The Bank’s net satisfaction rate, when members of the public were asked whether it was ‘doing its job to set interest rates to control inflation’, was minus 21%. That is down from minus 13% in May 2023, and easily the lowest rate since records began in 1999, soon after the Bank became independent.
Net satisfaction rates had been positive, at between 20-30%, for most of the decade up to 2022, until inflation began to surge.
When respondents were asked what would be “best for the economy”, the largest cohort, at 40%, said that interest rates should go down. Only 13% said they should go up, despite the fact that the Bank is widely expected to raise rates further, to 5.5% or higher, before it will think about bringing them down again. 26% thought interest rates should “stay where they are”.
There were signs of positivity, though, in the public’s perceptions of inflation.
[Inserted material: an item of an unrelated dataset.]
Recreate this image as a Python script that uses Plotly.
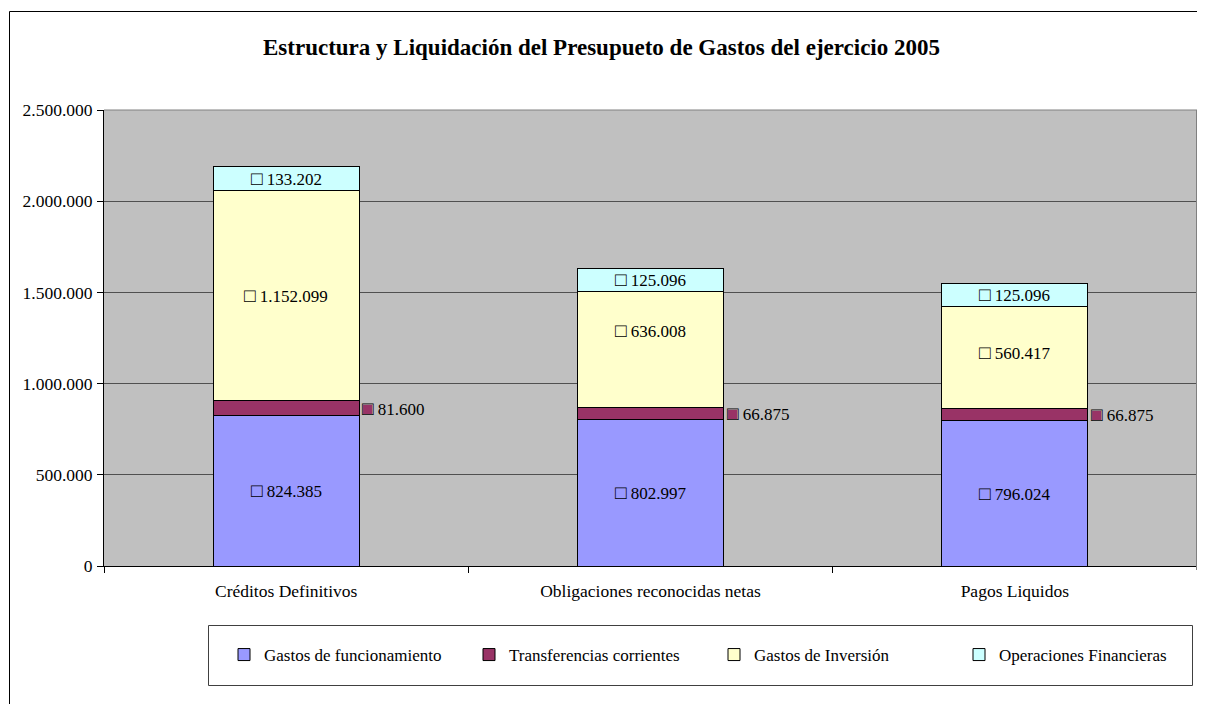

When asked to give the current rate of inflation, the median response was 8.6%, which is higher than the actual rate of inflation, but down from May’s median response of 9.6%.
Looking a year ahead, respondents expected inflation to be close to the Bank’s target, at 2.8%. However this is up slightly from the May survey, when year-out inflation was expected to be 2.6%.
The Bank’s Monetary Policy Committee is set to announce its next interest rates decision on Thursday. Markets expect a quarter-point hike to 5.5%, the 15th rate increase in a row, but a pause cannot be ruled out.